### THE INPUT

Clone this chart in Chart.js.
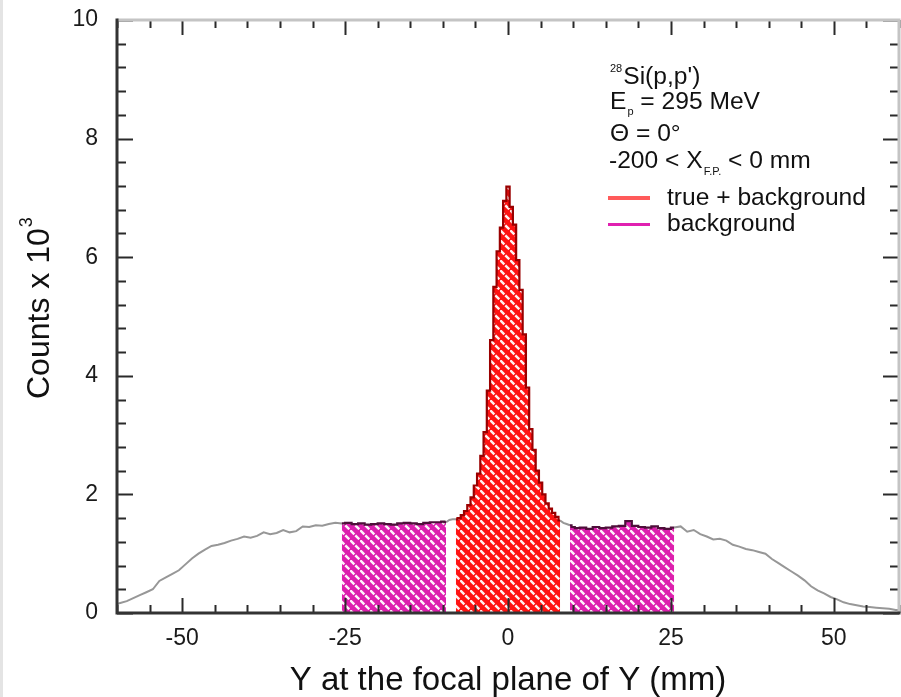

######
### THE INPUT

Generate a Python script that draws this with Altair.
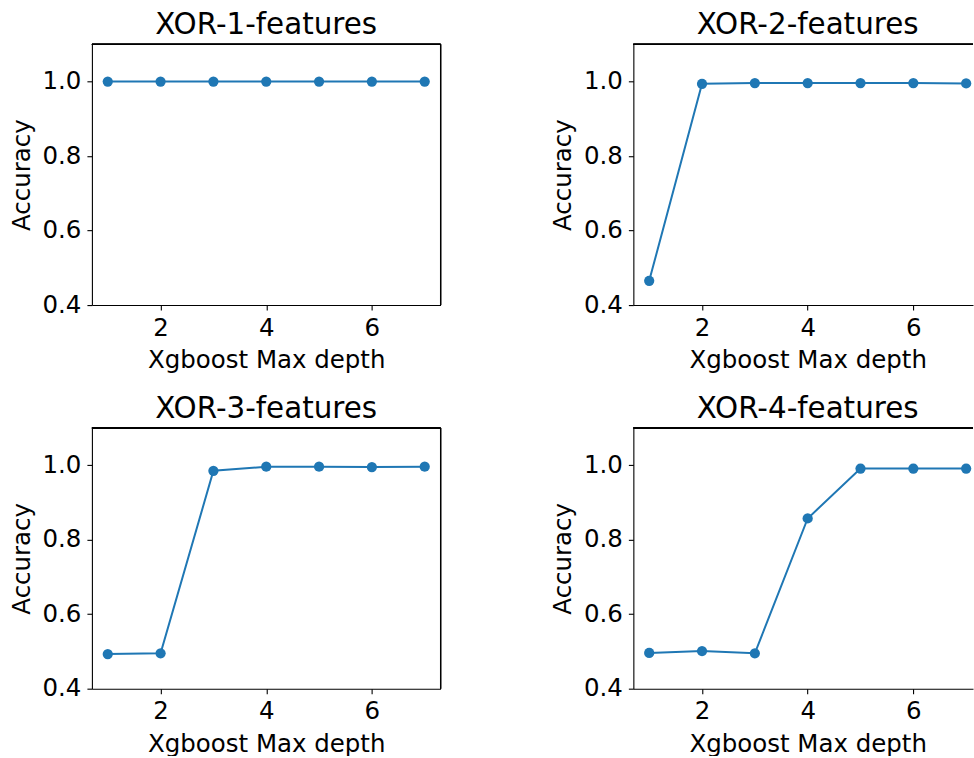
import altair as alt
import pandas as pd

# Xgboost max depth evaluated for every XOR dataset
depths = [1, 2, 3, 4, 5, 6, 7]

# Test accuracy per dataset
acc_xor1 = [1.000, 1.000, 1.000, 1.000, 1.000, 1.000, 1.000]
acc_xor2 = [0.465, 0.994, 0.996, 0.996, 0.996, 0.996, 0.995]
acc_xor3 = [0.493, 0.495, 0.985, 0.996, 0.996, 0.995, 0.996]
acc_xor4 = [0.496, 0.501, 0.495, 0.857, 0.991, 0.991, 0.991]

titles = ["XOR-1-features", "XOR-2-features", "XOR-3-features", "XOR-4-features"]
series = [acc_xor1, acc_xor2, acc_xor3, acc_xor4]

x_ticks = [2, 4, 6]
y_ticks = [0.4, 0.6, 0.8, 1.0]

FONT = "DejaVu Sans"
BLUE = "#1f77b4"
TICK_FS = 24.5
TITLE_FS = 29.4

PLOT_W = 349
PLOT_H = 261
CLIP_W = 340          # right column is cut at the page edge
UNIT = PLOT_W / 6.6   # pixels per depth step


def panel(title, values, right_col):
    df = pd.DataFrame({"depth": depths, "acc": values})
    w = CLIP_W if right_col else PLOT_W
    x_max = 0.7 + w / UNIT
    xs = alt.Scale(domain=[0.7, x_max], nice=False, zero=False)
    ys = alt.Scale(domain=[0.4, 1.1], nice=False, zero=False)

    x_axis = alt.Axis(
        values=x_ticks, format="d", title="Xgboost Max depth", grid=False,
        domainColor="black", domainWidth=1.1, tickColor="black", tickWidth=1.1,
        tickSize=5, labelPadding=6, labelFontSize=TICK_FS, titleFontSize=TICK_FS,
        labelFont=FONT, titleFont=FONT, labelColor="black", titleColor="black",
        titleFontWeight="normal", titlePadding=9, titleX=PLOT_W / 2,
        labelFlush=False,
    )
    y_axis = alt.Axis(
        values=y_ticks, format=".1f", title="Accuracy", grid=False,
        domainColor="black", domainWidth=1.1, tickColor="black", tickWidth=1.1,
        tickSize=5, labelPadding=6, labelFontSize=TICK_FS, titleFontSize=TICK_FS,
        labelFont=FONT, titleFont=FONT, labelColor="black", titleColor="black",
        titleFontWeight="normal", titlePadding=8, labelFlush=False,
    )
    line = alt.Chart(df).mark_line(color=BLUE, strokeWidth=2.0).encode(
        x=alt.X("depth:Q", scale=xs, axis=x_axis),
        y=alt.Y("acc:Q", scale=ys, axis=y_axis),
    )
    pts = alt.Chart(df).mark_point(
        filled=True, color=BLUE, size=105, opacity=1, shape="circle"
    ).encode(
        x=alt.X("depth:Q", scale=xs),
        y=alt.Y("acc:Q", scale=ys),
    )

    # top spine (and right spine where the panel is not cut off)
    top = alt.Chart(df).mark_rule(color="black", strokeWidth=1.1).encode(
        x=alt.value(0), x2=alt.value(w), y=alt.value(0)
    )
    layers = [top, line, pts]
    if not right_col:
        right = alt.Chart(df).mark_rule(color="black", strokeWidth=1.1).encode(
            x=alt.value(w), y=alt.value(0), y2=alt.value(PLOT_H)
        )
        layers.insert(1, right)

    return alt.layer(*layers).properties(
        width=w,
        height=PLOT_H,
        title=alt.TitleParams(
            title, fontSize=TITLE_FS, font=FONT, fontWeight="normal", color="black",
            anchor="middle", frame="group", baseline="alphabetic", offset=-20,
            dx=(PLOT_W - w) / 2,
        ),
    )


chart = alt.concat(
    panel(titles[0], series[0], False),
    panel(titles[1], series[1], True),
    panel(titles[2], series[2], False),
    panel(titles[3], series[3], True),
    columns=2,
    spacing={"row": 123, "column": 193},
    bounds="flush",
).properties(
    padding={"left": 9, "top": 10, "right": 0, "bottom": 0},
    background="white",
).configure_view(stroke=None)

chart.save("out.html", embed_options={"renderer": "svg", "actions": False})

######
### THE INPUT

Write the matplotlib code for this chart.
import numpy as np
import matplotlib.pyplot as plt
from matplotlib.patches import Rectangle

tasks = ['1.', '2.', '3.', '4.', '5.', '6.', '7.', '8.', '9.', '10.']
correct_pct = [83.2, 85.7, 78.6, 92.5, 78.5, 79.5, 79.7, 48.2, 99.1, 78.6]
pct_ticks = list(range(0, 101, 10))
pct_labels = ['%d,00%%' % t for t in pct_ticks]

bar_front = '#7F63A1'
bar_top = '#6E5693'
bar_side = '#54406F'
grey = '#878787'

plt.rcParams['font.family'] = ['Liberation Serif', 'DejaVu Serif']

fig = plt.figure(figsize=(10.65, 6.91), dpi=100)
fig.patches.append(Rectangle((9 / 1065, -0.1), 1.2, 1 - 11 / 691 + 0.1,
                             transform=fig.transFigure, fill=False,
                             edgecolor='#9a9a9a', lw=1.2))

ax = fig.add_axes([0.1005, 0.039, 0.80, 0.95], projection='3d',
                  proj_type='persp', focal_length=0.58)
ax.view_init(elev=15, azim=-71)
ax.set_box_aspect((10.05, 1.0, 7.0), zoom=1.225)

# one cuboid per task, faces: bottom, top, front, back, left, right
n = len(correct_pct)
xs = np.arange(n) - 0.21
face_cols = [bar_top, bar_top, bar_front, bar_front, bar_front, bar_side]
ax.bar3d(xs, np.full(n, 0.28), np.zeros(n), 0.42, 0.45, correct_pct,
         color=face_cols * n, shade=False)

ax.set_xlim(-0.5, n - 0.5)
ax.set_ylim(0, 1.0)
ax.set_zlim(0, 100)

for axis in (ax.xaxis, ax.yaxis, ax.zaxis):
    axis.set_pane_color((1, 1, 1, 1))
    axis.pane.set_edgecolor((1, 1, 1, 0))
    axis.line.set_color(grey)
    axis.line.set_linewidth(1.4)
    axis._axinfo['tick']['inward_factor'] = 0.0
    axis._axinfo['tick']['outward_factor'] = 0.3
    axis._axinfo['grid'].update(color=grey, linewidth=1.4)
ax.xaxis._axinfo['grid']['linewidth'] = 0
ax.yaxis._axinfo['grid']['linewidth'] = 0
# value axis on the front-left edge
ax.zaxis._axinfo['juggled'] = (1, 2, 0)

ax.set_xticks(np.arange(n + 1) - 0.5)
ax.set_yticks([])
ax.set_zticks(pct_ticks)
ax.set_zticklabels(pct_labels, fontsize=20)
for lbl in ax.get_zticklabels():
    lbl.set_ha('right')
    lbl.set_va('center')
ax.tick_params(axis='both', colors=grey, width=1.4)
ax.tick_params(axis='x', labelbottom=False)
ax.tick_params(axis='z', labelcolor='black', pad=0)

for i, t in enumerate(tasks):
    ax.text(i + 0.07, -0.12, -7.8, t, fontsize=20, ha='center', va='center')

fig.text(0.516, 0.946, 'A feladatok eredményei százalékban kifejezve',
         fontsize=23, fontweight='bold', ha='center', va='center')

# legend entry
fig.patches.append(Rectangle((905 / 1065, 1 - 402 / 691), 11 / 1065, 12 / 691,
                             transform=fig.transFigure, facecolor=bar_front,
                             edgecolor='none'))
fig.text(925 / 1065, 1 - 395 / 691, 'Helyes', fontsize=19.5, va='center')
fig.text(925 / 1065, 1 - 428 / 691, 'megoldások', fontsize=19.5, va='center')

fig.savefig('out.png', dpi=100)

######

WRITTEN PROBLEM:
Pull out only the lines from the one with "Generate a Python" up to and including the one with "ys = alt.Scale(domain=[0.4, 1.1], nice=False, zero=False)", and drop any pictures along the way.

RESPONSE:
Generate a Python script that draws this with Altair.
import altair as alt
import pandas as pd

# Xgboost max depth evaluated for every XOR dataset
depths = [1, 2, 3, 4, 5, 6, 7]

# Test accuracy per dataset
acc_xor1 = [1.000, 1.000, 1.000, 1.000, 1.000, 1.000, 1.000]
acc_xor2 = [0.465, 0.994, 0.996, 0.996, 0.996, 0.996, 0.995]
acc_xor3 = [0.493, 0.495, 0.985, 0.996, 0.996, 0.995, 0.996]
acc_xor4 = [0.496, 0.501, 0.495, 0.857, 0.991, 0.991, 0.991]

titles = ["XOR-1-features", "XOR-2-features", "XOR-3-features", "XOR-4-features"]
series = [acc_xor1, acc_xor2, acc_xor3, acc_xor4]

x_ticks = [2, 4, 6]
y_ticks = [0.4, 0.6, 0.8, 1.0]

FONT = "DejaVu Sans"
BLUE = "#1f77b4"
TICK_FS = 24.5
TITLE_FS = 29.4

PLOT_W = 349
PLOT_H = 261
CLIP_W = 340          # right column is cut at the page edge
UNIT = PLOT_W / 6.6   # pixels per depth step


def panel(title, values, right_col):
    df = pd.DataFrame({"depth": depths, "acc": values})
    w = CLIP_W if right_col else PLOT_W
    x_max = 0.7 + w / UNIT
    xs = alt.Scale(domain=[0.7, x_max], nice=False, zero=False)
    ys = alt.Scale(domain=[0.4, 1.1], nice=False, zero=False)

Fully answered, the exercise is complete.